I know this could be done by applying a threshold and some other techniques using OpenCV but in that case different threshold value might be required for different images.
I tried to apply Encoder-Decoder Neural Network. But what I noticed that I was able to get that for images in which the size of characters were large i.e. each image had around 4 characters but as I increased the numbers or equivalently reduced the size of each character in an image the result was very bad.
I need a very accurate output so that further each character could be fed to the recognition model.
Gray Scale as input image to the Neural Network
Target/Ground Truth(output image)
def encoder_decoder(input_shape):
return Sequential([
Lambda(lambda x: x / 127.5 - 1.0, input_shape=input_shape),
Convolution2D(8, 3, 3, activation='relu', border_mode='same'),
Convolution2D(8, 3, 3, activation='relu', border_mode='same'),
MaxPooling2D((2,2), strides=(2,2)),
Dropout(0.2),
Convolution2D(16, 3, 3, activation='relu', border_mode='same'),
Convolution2D(16, 3, 3, activation='relu', border_mode='same'),
MaxPooling2D((2,2), strides=(2,2)),
Dropout(0.2),
Convolution2D(32, 3, 3, activation='relu', border_mode='same'),
Convolution2D(32, 3, 3, activation='relu', border_mode='same'),
MaxPooling2D((2,2), strides=(2,2)),
Dropout(0.2),
Convolution2D(64, 3, 3, activation='relu', border_mode='same'),
Convolution2D(64, 3, 3, activation='relu', border_mode='same'),
MaxPooling2D((2,2), strides=(2,2)),
Dropout(0.2),
Convolution2D(128, 3, 3, activation='relu', border_mode='same'),
Convolution2D(128, 3, 3, activation='relu', border_mode='same'),
UpSampling2D(size=(2,2)),
Dropout(0.2),
Convolution2D(64, 3, 3, activation='relu', border_mode='same'),
Convolution2D(64, 3, 3, activation='relu', border_mode='same'),
UpSampling2D(size=(2,2)),
Dropout(0.2),
Convolution2D(32, 3, 3, activation='relu', border_mode='same'),
Convolution2D(32, 3, 3, activation='relu', border_mode='same'),
UpSampling2D(size=(2,2)),
Dropout(0.2),
Convolution2D(16, 3, 3, activation='relu', border_mode='same'),
Convolution2D(16, 3, 3, activation='relu', border_mode='same'),
UpSampling2D(size=(2,2)),
Dropout(0.2),
Convolution2D(8, 3, 3, activation='relu', border_mode='same'),
Convolution2D(8, 3, 3, activation='relu', border_mode='same'),
Convolution2D(1, 1, 1, activation='relu')
])
The background contains the lines as well(to be removed as well) which are not exactly the same in different images.

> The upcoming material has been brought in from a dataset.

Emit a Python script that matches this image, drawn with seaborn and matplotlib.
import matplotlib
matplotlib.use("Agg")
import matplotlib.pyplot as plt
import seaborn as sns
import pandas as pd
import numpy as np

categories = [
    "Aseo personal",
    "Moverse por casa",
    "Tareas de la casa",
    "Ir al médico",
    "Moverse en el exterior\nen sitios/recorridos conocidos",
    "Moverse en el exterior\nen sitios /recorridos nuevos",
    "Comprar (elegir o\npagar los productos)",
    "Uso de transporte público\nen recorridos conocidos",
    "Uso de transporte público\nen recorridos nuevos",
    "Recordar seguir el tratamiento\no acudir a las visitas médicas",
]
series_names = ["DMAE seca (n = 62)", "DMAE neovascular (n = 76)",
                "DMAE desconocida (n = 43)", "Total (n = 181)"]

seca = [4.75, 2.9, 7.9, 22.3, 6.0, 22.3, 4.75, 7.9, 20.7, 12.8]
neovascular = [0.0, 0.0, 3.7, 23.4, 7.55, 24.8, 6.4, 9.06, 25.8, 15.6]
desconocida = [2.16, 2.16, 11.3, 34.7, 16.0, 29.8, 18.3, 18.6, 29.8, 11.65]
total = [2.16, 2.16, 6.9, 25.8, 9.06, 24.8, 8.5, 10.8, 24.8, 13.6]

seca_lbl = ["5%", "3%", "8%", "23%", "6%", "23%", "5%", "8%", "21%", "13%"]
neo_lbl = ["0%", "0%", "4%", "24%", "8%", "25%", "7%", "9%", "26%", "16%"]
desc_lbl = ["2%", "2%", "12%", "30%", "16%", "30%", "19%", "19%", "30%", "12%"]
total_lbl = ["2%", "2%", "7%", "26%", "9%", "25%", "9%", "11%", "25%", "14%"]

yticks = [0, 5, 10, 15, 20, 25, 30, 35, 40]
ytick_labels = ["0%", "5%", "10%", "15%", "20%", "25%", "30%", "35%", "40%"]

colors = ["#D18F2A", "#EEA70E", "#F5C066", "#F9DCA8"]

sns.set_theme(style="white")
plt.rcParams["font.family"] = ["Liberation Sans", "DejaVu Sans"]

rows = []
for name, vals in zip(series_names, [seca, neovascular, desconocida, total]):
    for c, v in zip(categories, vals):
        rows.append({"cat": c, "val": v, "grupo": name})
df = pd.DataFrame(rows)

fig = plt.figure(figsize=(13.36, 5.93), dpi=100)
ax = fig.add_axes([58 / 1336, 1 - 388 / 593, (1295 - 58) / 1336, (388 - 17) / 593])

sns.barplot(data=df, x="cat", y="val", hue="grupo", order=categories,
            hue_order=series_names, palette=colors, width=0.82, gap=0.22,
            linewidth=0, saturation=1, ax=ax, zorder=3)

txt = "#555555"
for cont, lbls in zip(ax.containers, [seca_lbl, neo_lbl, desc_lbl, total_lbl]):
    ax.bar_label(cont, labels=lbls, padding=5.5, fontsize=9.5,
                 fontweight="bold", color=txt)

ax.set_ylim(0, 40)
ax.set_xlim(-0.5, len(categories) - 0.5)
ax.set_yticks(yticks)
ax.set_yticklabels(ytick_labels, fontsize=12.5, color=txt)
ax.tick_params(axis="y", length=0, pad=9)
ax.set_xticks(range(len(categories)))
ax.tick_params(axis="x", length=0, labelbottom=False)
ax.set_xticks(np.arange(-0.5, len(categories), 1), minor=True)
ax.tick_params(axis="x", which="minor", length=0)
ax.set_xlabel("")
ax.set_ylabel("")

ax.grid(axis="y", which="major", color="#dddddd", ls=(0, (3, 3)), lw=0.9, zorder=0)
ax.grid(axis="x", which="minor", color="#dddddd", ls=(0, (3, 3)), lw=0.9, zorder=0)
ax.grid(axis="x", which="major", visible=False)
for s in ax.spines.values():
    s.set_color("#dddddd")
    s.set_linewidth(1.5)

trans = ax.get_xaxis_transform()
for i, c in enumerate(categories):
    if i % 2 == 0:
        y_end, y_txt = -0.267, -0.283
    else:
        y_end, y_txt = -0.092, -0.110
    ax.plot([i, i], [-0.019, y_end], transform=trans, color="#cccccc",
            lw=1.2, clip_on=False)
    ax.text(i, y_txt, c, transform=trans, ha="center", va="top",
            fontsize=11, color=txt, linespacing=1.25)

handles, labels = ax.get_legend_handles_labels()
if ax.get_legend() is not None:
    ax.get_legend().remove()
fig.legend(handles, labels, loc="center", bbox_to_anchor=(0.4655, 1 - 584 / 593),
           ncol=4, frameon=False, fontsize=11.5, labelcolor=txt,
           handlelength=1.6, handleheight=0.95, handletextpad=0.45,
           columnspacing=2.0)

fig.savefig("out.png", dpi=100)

Also they aren't exactly parallel to apply FFT. The handwriting is obtained from different person.
Trained the Neural Network on small a set of images(70 to 100) to test until it overfits. The input images are first converted to grey scale, i.e. the whole process takes place in grey scale. Size of an image is (800X600) as further I need to draw contours and apply classification algorithm I cannot obtain smaller output.

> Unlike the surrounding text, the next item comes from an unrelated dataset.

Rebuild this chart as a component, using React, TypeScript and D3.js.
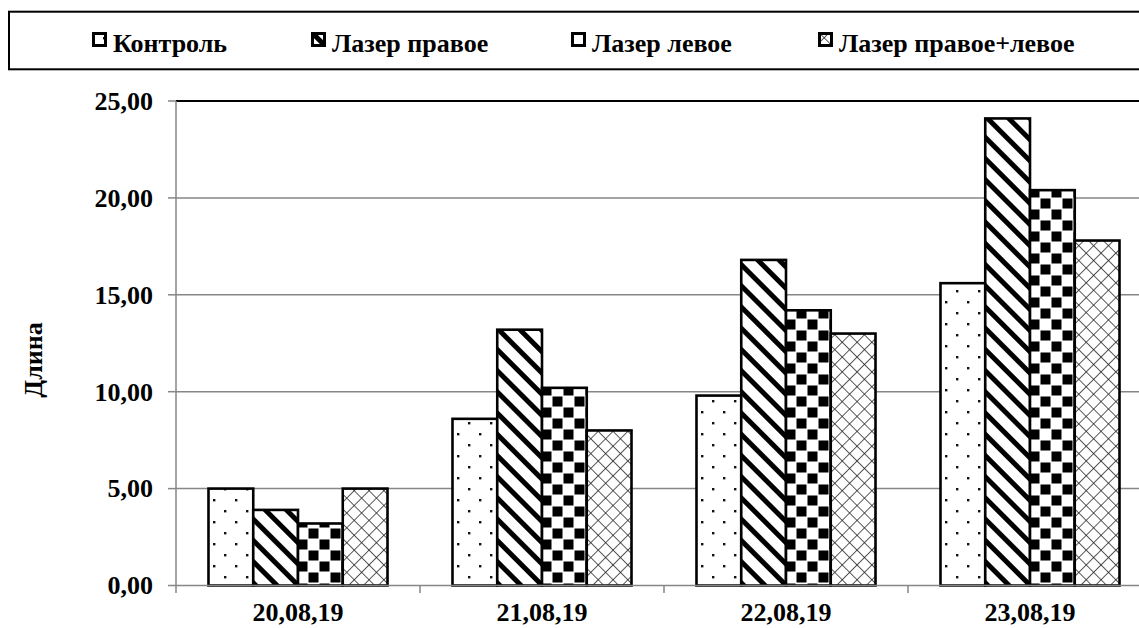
import React from 'react';
import * as d3 from 'd3';

const categories = ['20,08,19', '21,08,19', '22,08,19', '23,08,19'];
const seriesNames = ['Контроль', 'Лазер правое', 'Лазер левое', 'Лазер правое+левое'];
const control = [5.0, 8.6, 9.8, 15.6];
const laserRight = [3.9, 13.2, 16.8, 24.1];
const laserLeft = [3.2, 10.2, 14.2, 20.4];
const laserBoth = [5.0, 8.0, 13.0, 17.8];
const yTicks = [0, 5, 10, 15, 20, 25];
const yTitle = 'Длина';

const seriesValues = [control, laserRight, laserLeft, laserBoth];
const patternIds = ['pDots', 'pStripes', 'pChecker', 'pCross'];
const legendX = [92, 311, 571, 818];

const W = 1139;
const H = 628;
const FS = 26;
const GRID = '#868686';

const fmt = (v: number) => v.toFixed(2).replace('.', ',');

export default function App() {
  const plotLeft = 176;
  const plotRight = 1152;
  const plotTop = 101;
  const plotBottom = 585.5;

  const x0 = d3.scaleBand<string>().domain(categories).range([plotLeft, plotRight]).padding(0);
  const x1 = d3
    .scaleBand<string>()
    .domain(seriesNames)
    .range([0, x0.bandwidth()])
    .paddingInner(0)
    .paddingOuter(0.726);
  const y = d3.scaleLinear().domain([0, 25]).range([plotBottom, plotTop]);

  return (
    <svg
      width={W}
      height={H}
      fontFamily="Liberation Serif"
      fontWeight="bold"
      fontSize={FS}
      style={{ position: 'fixed', left: 0, top: 0, background: '#fff', fontFamily: "'Liberation Serif'" }}
    >
      <defs>
        <pattern id="pDots" width={22} height={22} patternUnits="userSpaceOnUse">
          <rect width={22} height={22} fill="#fff" />
          <rect x={4} y={4} width={2.4} height={2.4} fill="#111" />
          <rect x={15} y={15} width={2.4} height={2.4} fill="#111" />
        </pattern>
        <pattern
          id="pStripes"
          width={15}
          height={15}
          patternUnits="userSpaceOnUse"
          patternTransform="rotate(-45)"
        >
          <rect width={15} height={15} fill="#fff" />
          <rect x={0} y={0} width={5} height={15} fill="#000" />
        </pattern>
        <pattern id="pChecker" width={22} height={22} patternUnits="userSpaceOnUse">
          <rect width={22} height={22} fill="#fff" />
          <rect x={0.5} y={0.5} width={10} height={10} fill="#000" />
          <rect x={11.5} y={11.5} width={10} height={10} fill="#000" />
        </pattern>
        <pattern
          id="pCross"
          width={10.5}
          height={10.5}
          patternUnits="userSpaceOnUse"
          patternTransform="rotate(45)"
        >
          <rect width={10.5} height={10.5} fill="#fff" />
          <line x1={0} y1={0} x2={10.5} y2={0} stroke="#222" strokeWidth={1.5} />
          <line x1={0} y1={0} x2={0} y2={10.5} stroke="#222" strokeWidth={1.5} />
        </pattern>
      </defs>

      {/* Legend box */}
      <rect x={9} y={11.7} width={1200} height={57.6} fill="#fff" stroke="#000" strokeWidth={2} />
      {seriesNames.map((name, i) => (
        <g key={name}>
          <rect
            x={legendX[i] + 1.5}
            y={33.5}
            width={12}
            height={12}
            fill={`url(#${patternIds[i]})`}
            stroke="#000"
            strokeWidth={3}
          />
          <text x={legendX[i] + 21} y={52} fontFamily="Liberation Serif" fill="#000">
            {name}
          </text>
        </g>
      ))}

      {/* Gridlines */}
      {yTicks.slice(1, -1).map((t) => (
        <line key={t} x1={plotLeft} x2={W} y1={y(t)} y2={y(t)} stroke={GRID} strokeWidth={1.5} />
      ))}
      <line x1={plotLeft} x2={W} y1={y(25)} y2={y(25)} stroke="#000" strokeWidth={2} />

      {/* Bars */}
      {categories.map((c, ci) => (
        <g key={c} transform={`translate(${x0(c)},0)`}>
          {seriesNames.map((s, si) => {
            const v = seriesValues[si][ci];
            return (
              <rect
                key={s}
                x={x1(s)}
                y={y(v)}
                width={x1.bandwidth()}
                height={y(0) - y(v)}
                fill={`url(#${patternIds[si]})`}
                stroke="#000"
                strokeWidth={2.6}
              />
            );
          })}
        </g>
      ))}

      {/* X axis */}
      <line x1={plotLeft} x2={W} y1={plotBottom} y2={plotBottom} stroke={GRID} strokeWidth={1.5} />
      {categories.map((c) => (
        <line
          key={'t' + c}
          x1={(x0(c) as number) + x0.bandwidth()}
          x2={(x0(c) as number) + x0.bandwidth()}
          y1={plotBottom}
          y2={plotBottom + 7.5}
          stroke={GRID}
          strokeWidth={1.5}
        />
      ))}
      {categories.map((c) => (
        <text
          key={'l' + c}
          x={(x0(c) as number) + x0.bandwidth() / 2}
          y={621}
          textAnchor="middle"
          fontFamily="Liberation Serif"
          fill="#000"
        >
          {c}
        </text>
      ))}

      {/* Y axis */}
      <line x1={plotLeft} x2={plotLeft} y1={plotTop} y2={plotBottom + 7.5} stroke={GRID} strokeWidth={1.5} />
      {yTicks.map((t) => (
        <g key={'y' + t}>
          <line x1={plotLeft - 8} x2={plotLeft} y1={y(t)} y2={y(t)} stroke={GRID} strokeWidth={1.5} />
          <text x={153} y={y(t)} dy="0.34em" textAnchor="end" fontFamily="Liberation Serif" fill="#000">
            {fmt(t)}
          </text>
        </g>
      ))}
      <text
        transform={`translate(42,360) rotate(-90)`}
        textAnchor="middle"
        fontFamily="Liberation Serif"
        fill="#000"
      >
        {yTitle}
      </text>
    </svg>
  );
}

Earlier I trained(ignore the background here being '0' and in next example '255' for output) on clear images containing less number of characters in an image:
Later, on this kind of image:
Is it possible to reconstruct such small size characters/digits?
How should I improve its performance? Should there be an improvement in the architecture, the size of data set,resolution or something else.
And if there are some other better approaches I would be glad to know.